Douglas will speak on the topic “The Competitiveness of Andros: Sustainability, Diversification & Innovation”.
“Andros didn’t get an anchor project,” Douglas said.
“We took a sustainable tourism path and developed the small hotel industry. So therefore, we are now the leaders in the tourism industry in The Bahamas because the new normal market is not looking for mass tourism.
“Travelers are looking for those small, intimate resort properties where they can be away from big crowds. With this new normal, our future is looking bright in tourism development and the tourism industry moving forward in Andros.”
Douglas believes that to maintain that ‘bright future’, developers on Andros must build and outfit their properties according to market demands and capitalize on the island’s resources.
He points to properties like Swain’s Cay Lodge in Mangrove Cay as an example of a development that “got it right” and a leader who “really understands the industry.”
Cheryl Bastian has been hosting anglers and divers at Swain’s Cay Lodge since 2006.

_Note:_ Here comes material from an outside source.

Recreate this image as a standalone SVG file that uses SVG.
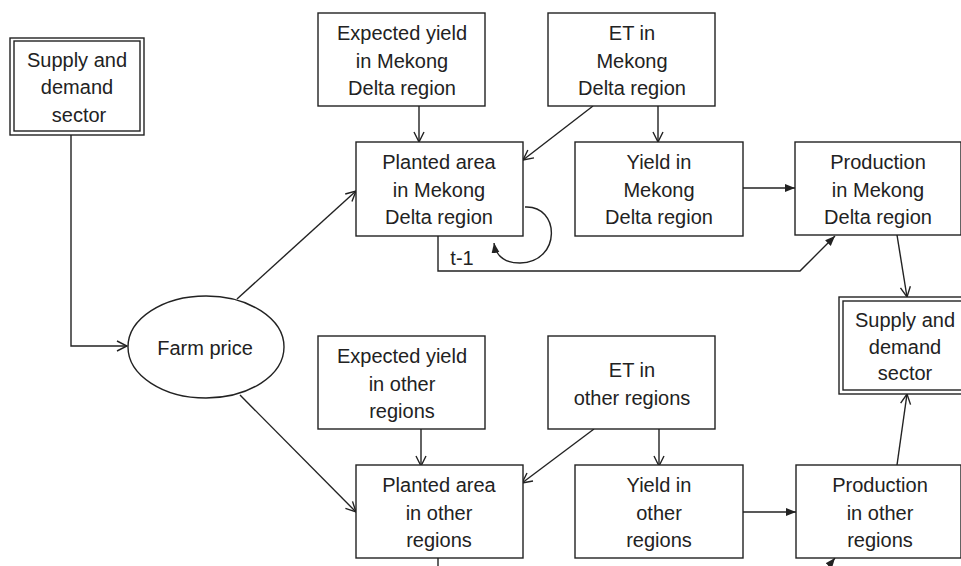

She plans to bring her expertise to Andros Business Outlook in a presentation about how small to medium accommodations will help to drive tourism in the future.
Emphasizing that tourism opportunities must be managed at a local level, Bastian added: “We don’t need any additional foreign investment. Bahamians can do this. Let’s incentivize them. Let’s do real meaningful things to develop our culture. I think when we do that visitors will find that they have more meaningful vacations and it’s going to help the economy in a great way.”
Douglas echoed the sentiment that the success of Andros in the global tourism industry hinges on its ability to effectively manage cultural and natural resources.
According to Douglas, the Andros Tourist Office has already begun working with the Bahamas Agriculture and Marine Science Institute (BAMSI) in North Andros to shore up the saltwater fly fishing industry.
Douglas underscored the industry is the most stable and most productive tourism attraction for Andros, pumping $47 million dollars into the island per year.
Through a partnership between the Ministry of Tourism and the Inter-American Development Bank, BAMSI now offers a certification course for fly fishing guides that prioritizes sustainability, environmental responsibility, and carbon reduction.
It is model Douglas hopes will be replicated to train nature guides, birdwatch guides, scuba dive masters, and small hotel development.
Dr Raveenia Roberts-Hanna, BAMSI’s Executive Director, is scheduled to speak at Andros Business Outlook about how her organization is leading change in agriculture throughout Andros and other Family Islands.
According to Dr Roberts-Hanna, from BAMSI’s partnership with the Andros Tourist Office to its soon-to-be implemented conservation course in partnership with the Bahamas National Trust, the institution “will have great economic impact for the islands and capacity building of sectors through skills training”.
Andros Business Outlook will be held at the BAMSI compound, where social distancing and other public health guidelines will be followed.
The one-day conference concludes with a tour of the BAMSI compound.